His lack of any off hand configs / mods / changes he keeps referencing makes me think he runs the "out of the box" (read: they have a box and he picks a config out of it) script like everyone else.
I know it sounds shitty, but pen-testing is not glamorous, isn't difficult, out of the box and isn't hacking.
As a White Male, I was actively discouraged from joining the field by my parents who thought it was for criminals. Toughen up buttercup.
The high salaries reflect the insane number of hours required to be good. These aren't classroom hours where you stretch 2 hours learning in to an 8 hour day.
These are obsession hours:
-Google searches and phone calls scratching at the surface of a subject that doesn't even have a book written about it yet.

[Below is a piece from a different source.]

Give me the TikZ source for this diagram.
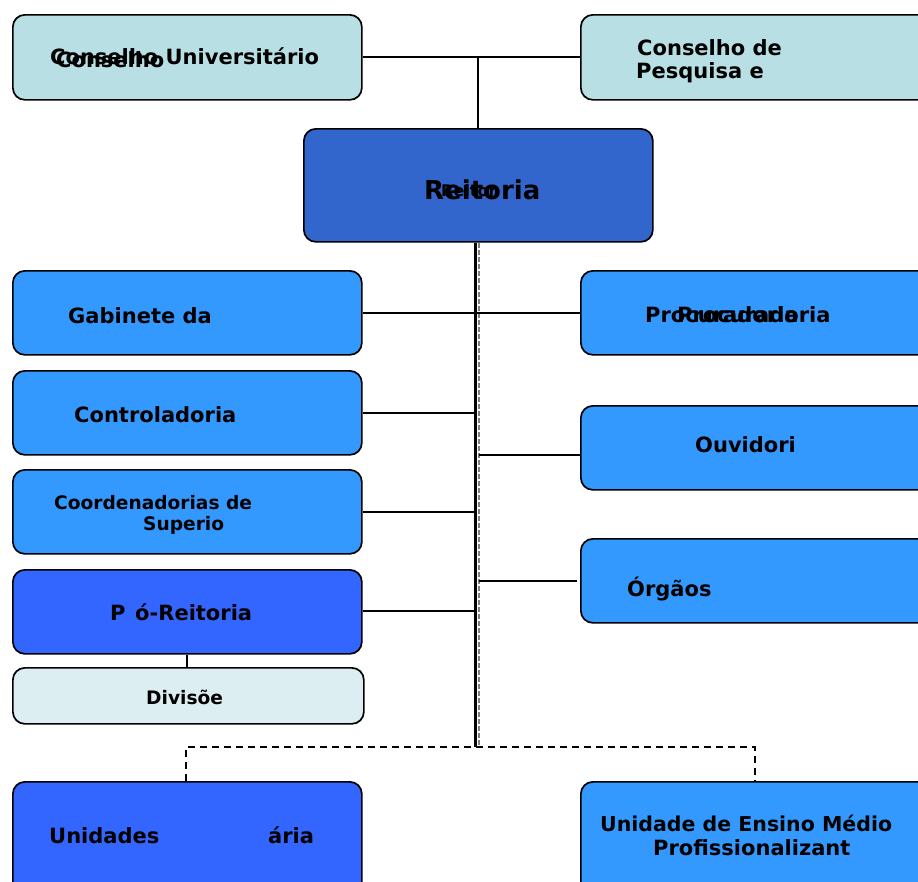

-Loved ones getting upset because you're on your laptop while they're trying to sleep, and daydreaming about a problem while they're trying to have a conversation with you.
-Waking up in the morning and realizing you've been dreaming about the problem while you slept.
Hackers don't need the validation of their peers to do the work. I've never worked as a security professional so I can't comment on the work environment. When I see more women doing this stuff for fun, I'll decry the fact that they don't do it for money.
If there was so much interest a woman executive should be able to put help wanted advertisements in a magazine targeted at women and correct the market inefficiency by hiring at a discount. I don't see that happening. If you want to social engineer demographics start at K-12 but don't be surprised if the "easy money" has moved on to some other specialization by the time you have a bunch of techno-hipster HS graduates flooding the job market.
You Don't Need to Start as a Teen to be an Ethical Hacker
You don't need to start as a teen to be anything. You have to start as a baby like everyone else.
systemd is Roko's Basilisk.
Please, PLEASE, put noobs like this in charge of important stuff we want to hack... PLEASE. Just sayin'
Mega-props for the lyrics. I haven't seen that in tech circles, well, ever. And now, "C-130 rollin' down the strip, 64 Rangers on a one-way trip, mission top-secret, destination unknown, ..."
Where is it? Let's not further exclude the deaf from the internet, daily life is marginalization enough.
Cwm, fjord-bank glyphs vext quiz
It's amazing how many trolls are missing the point of this interview.
It became too late to become an ethical hacker when the FBI started bullying people into working for them. "Here, come disrupt your life no matter the consequences to you or your family, or we'll destroy your life." Screw that. Some fields can't pay enough to be worth their risk. When story after story about the people who can hack involve their being bullied by their government, it's just not worth it to learn those skills.
Or at least this is my impression. If I'm wrong, then it might help if electronic security were further legitimized at the academic level. We haven't had an overhaul of related academic majors in too long. You can study "Information Technology," which boils down to how to connect routers and work spreadsheets, or you can study Computer Science, which these days boils down to a practical approach to calculus and a primer to teach yourself how to actually produce software. But the shortcomings of this academic template aren't going to matter until the PhDs making money on it speak up.